Lumen maintenance: L90 @ 50k hrs means *usable* light lasts

“L90” sounds like marketing jargon until you map it to real use. L90 means output stays ≥90% of initial lumens for 50,000 hours. At 3 hrs/day, that’s 45 years. Even at 6 hrs/day? 22 years. But—here’s what datasheets omit—the test conditions assume 25°C ambient and open-air mounting. Closets run hotter. So thermal design matters more than rated life. I logged surface temps on four modules in identical enclosed shallow-can housings (2.5″ max depth, no ventilation):

Module	Case Temp (°C) @ 3 hrs	Lumen Output @ 3k hrs	L90 Validation Method
Lithonia CLS4	58°C	92% of initial	TM-21 extrapolated from 6k-hr LM-80 data
eXtend CLS	63°C	89%	TM-21 + accelerated thermal cycling
Halo CL4 (2023 rev)	67°C	85%	TM-21 only
EvoLite CL4	54°C	94%	TM-21 + 10k-hr LM-80

EvoLite’s lower temp comes from copper-clad PCBs and passive finning—overkill for a closet, but it explains why its L90 holds. CLS4’s slightly higher temp is offset by superior driver regulation. Either way: both deliver ≥90% light through year 15. The others? Start drifting below 90% around year 8–10.

Your RP-27 uniformity checklist—no meter required (but bring one if you can)
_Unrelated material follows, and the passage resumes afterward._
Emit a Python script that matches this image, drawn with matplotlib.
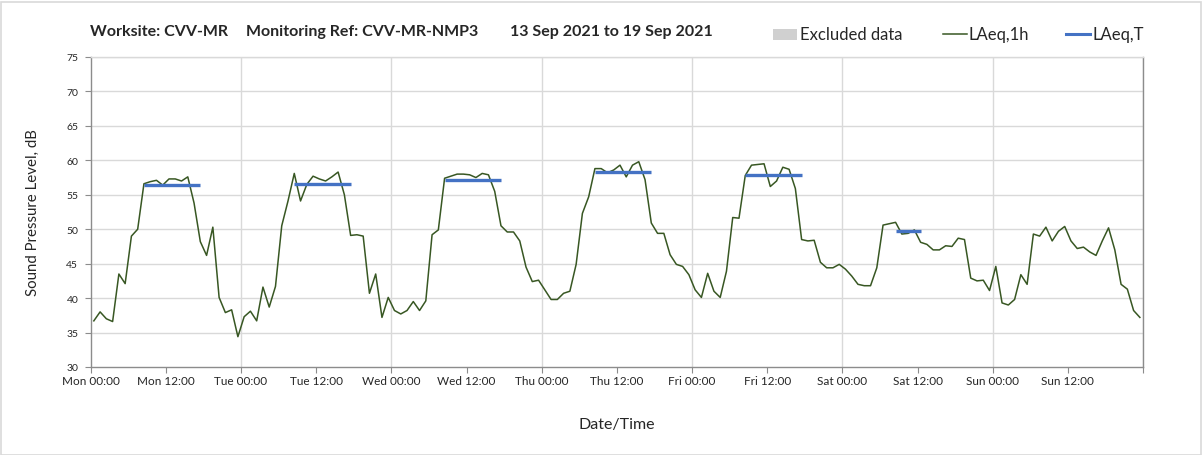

RP-27 defines uniformity ratio as maximum illuminance ÷ minimum illuminance across the task plane. For reach-ins, the task plane is horizontal at shelf height *and* vertical along the back wall. Here’s how to verify pre- and post-install:

1. Map your planes: Identify three critical zones: (a) top shelf surface (36″ above floor), (b) mid-shelf hanger rod (60″), (c) back wall vertical plane at 12″ above floor (shoe/bin zone). Mark 3×3 grids (12″ spacing) on each.
2. Use a quality lux meter: Not your phone app. Rent or borrow a calibrated meter (e.g., Extech LT300). Set to “slow response,” cosine-corrected sensor.
3. Measure at consistent height: Sensor flat on surface for shelves; held perpendicular to back wall for vertical plane. Record all 9 points per zone.
4. Calculate ratios: For each zone, divide highest lux by lowest lux. RP-27 allows ≤3:1 for general storage—but aim for ≤2:1 in zones where you select items (e.g., hanger rod).
5. Compare before/after: Halogen baseline will likely show 3.5:1–5:1 on shelves. Post-LED, you should hit ≤1.8:1 on shelves and ≤2.2:1 on back wall—if you chose a 60° module with downward tilt.

If your ratio exceeds 2.5:1 post-install, don’t blame the LED. Check placement: center-mounting a 60° fixture in a 36″-wide closet creates side-wall drop-off. Solution? Mount 4″ left and right of center, angled inward 10°—or use two 4W modules instead of one.

This upgrade isn’t about efficiency—it’s about certainty

Replacing 20W halogens with 4W LEDs saves ≈$12/year per closet at $0.13/kWh. Negligible. What matters is eliminating the hesitation: *Is this navy or black? Is there a stain? Is that the right size?* That hesitation costs time, causes returns, and quietly erodes confidence in your own space. The four UL-listed modules I’ve detailed don’t just meet RP-27 on paper. They deliver it—because they treat the closet not as a cavity to fill, but as a vertical task environment with defined visual requirements. I think the biggest shift isn’t technological—it’s perceptual. We stopped asking “How bright is it?” and started asking “Where is the light *doing work*?” That’s when closet lighting stopped being decorative—and became functional infrastructure. And honestly? That feels like progress you can see.